### Written exercise
No images are to be carried over; print all other material exactly as it stands.

### Given information
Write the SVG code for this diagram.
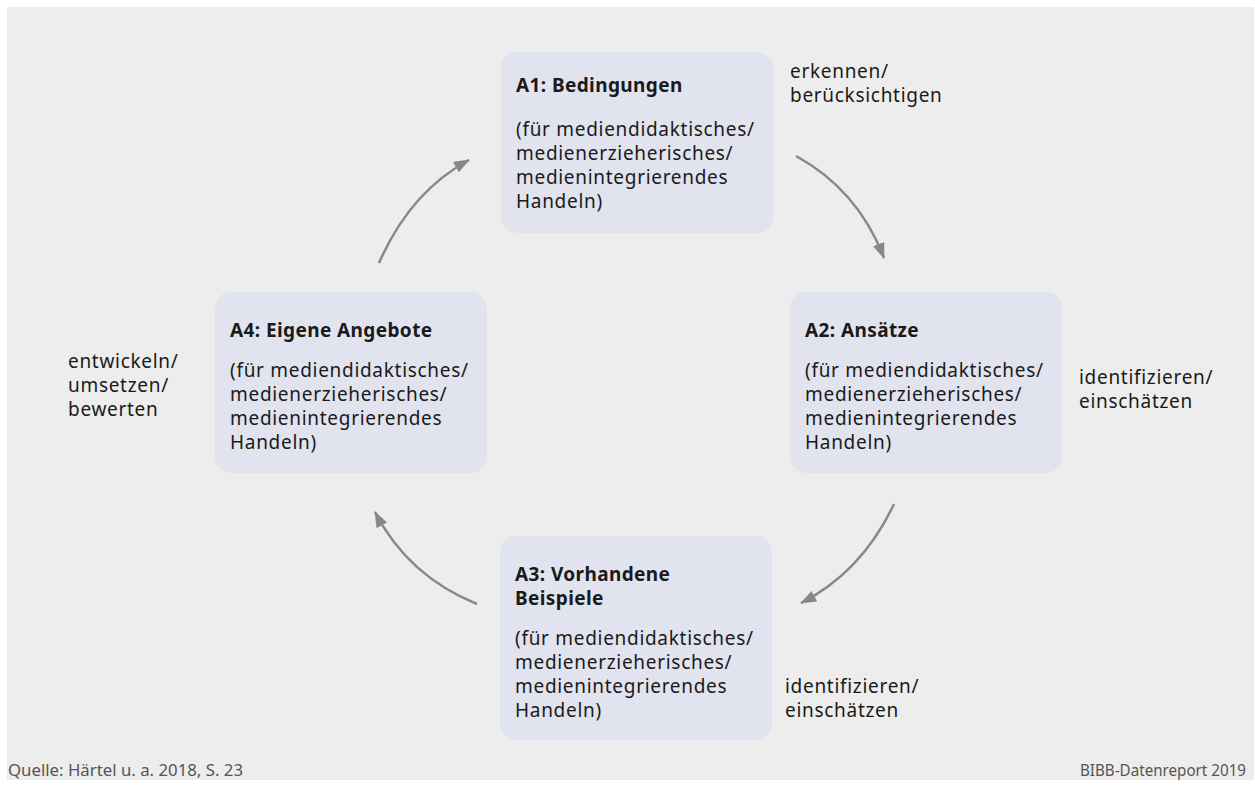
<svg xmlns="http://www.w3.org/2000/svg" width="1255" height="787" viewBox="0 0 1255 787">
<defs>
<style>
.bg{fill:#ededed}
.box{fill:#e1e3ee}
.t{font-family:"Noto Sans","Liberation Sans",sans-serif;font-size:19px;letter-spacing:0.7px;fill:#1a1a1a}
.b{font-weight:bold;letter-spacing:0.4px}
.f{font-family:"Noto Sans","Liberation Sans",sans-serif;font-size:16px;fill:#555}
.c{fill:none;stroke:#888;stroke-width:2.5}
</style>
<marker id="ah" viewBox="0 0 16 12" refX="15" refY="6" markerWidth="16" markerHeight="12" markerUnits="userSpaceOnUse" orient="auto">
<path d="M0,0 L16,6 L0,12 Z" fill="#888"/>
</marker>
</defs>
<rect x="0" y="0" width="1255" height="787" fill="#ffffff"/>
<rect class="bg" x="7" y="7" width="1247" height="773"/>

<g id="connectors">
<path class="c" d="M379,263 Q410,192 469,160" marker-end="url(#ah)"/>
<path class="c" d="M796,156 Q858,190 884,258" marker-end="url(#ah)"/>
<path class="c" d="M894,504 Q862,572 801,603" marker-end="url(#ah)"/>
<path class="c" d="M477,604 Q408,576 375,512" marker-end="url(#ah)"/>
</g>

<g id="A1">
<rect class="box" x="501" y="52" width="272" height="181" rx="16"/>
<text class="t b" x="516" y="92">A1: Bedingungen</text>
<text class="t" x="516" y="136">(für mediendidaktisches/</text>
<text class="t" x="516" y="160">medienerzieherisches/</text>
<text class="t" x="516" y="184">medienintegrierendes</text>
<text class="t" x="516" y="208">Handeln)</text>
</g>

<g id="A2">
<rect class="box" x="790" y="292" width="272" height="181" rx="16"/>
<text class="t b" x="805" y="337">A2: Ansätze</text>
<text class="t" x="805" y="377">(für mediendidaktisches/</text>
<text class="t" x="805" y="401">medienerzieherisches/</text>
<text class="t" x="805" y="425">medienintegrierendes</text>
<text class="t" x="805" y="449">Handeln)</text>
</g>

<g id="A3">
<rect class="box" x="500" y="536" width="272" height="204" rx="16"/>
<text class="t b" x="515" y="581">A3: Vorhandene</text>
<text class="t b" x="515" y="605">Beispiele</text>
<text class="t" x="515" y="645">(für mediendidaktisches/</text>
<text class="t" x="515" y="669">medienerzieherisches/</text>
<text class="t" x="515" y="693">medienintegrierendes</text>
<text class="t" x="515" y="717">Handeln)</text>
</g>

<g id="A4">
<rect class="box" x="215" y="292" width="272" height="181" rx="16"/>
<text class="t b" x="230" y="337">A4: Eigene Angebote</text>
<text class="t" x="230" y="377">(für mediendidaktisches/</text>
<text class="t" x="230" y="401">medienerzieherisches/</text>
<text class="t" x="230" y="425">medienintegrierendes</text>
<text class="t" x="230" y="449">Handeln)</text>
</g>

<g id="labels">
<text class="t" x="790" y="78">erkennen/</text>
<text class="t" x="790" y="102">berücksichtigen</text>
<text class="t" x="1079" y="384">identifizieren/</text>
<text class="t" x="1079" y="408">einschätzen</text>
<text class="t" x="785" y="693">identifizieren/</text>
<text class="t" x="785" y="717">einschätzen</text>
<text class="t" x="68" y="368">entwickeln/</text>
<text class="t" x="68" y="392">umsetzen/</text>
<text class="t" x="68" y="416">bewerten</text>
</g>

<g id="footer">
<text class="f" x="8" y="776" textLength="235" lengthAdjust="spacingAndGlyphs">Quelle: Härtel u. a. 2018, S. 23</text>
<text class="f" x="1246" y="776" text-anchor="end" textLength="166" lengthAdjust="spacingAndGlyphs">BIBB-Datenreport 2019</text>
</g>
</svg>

### Exercise response
Write the SVG code for this diagram.
<svg xmlns="http://www.w3.org/2000/svg" width="1255" height="787" viewBox="0 0 1255 787">
<defs>
<style>
.bg{fill:#ededed}
.box{fill:#e1e3ee}
.t{font-family:"Noto Sans","Liberation Sans",sans-serif;font-size:19px;letter-spacing:0.7px;fill:#1a1a1a}
.b{font-weight:bold;letter-spacing:0.4px}
.f{font-family:"Noto Sans","Liberation Sans",sans-serif;font-size:16px;fill:#555}
.c{fill:none;stroke:#888;stroke-width:2.5}
</style>
<marker id="ah" viewBox="0 0 16 12" refX="15" refY="6" markerWidth="16" markerHeight="12" markerUnits="userSpaceOnUse" orient="auto">
<path d="M0,0 L16,6 L0,12 Z" fill="#888"/>
</marker>
</defs>
<rect x="0" y="0" width="1255" height="787" fill="#ffffff"/>
<rect class="bg" x="7" y="7" width="1247" height="773"/>

<g id="connectors">
<path class="c" d="M379,263 Q410,192 469,160" marker-end="url(#ah)"/>
<path class="c" d="M796,156 Q858,190 884,258" marker-end="url(#ah)"/>
<path class="c" d="M894,504 Q862,572 801,603" marker-end="url(#ah)"/>
<path class="c" d="M477,604 Q408,576 375,512" marker-end="url(#ah)"/>
</g>

<g id="A1">
<rect class="box" x="501" y="52" width="272" height="181" rx="16"/>
<text class="t b" x="516" y="92">A1: Bedingungen</text>
<text class="t" x="516" y="136">(für mediendidaktisches/</text>
<text class="t" x="516" y="160">medienerzieherisches/</text>
<text class="t" x="516" y="184">medienintegrierendes</text>
<text class="t" x="516" y="208">Handeln)</text>
</g>

<g id="A2">
<rect class="box" x="790" y="292" width="272" height="181" rx="16"/>
<text class="t b" x="805" y="337">A2: Ansätze</text>
<text class="t" x="805" y="377">(für mediendidaktisches/</text>
<text class="t" x="805" y="401">medienerzieherisches/</text>
<text class="t" x="805" y="425">medienintegrierendes</text>
<text class="t" x="805" y="449">Handeln)</text>
</g>

<g id="A3">
<rect class="box" x="500" y="536" width="272" height="204" rx="16"/>
<text class="t b" x="515" y="581">A3: Vorhandene</text>
<text class="t b" x="515" y="605">Beispiele</text>
<text class="t" x="515" y="645">(für mediendidaktisches/</text>
<text class="t" x="515" y="669">medienerzieherisches/</text>
<text class="t" x="515" y="693">medienintegrierendes</text>
<text class="t" x="515" y="717">Handeln)</text>
</g>

<g id="A4">
<rect class="box" x="215" y="292" width="272" height="181" rx="16"/>
<text class="t b" x="230" y="337">A4: Eigene Angebote</text>
<text class="t" x="230" y="377">(für mediendidaktisches/</text>
<text class="t" x="230" y="401">medienerzieherisches/</text>
<text class="t" x="230" y="425">medienintegrierendes</text>
<text class="t" x="230" y="449">Handeln)</text>
</g>

<g id="labels">
<text class="t" x="790" y="78">erkennen/</text>
<text class="t" x="790" y="102">berücksichtigen</text>
<text class="t" x="1079" y="384">identifizieren/</text>
<text class="t" x="1079" y="408">einschätzen</text>
<text class="t" x="785" y="693">identifizieren/</text>
<text class="t" x="785" y="717">einschätzen</text>
<text class="t" x="68" y="368">entwickeln/</text>
<text class="t" x="68" y="392">umsetzen/</text>
<text class="t" x="68" y="416">bewerten</text>
</g>

<g id="footer">
<text class="f" x="8" y="776" textLength="235" lengthAdjust="spacingAndGlyphs">Quelle: Härtel u. a. 2018, S. 23</text>
<text class="f" x="1246" y="776" text-anchor="end" textLength="166" lengthAdjust="spacingAndGlyphs">BIBB-Datenreport 2019</text>
</g>
</svg>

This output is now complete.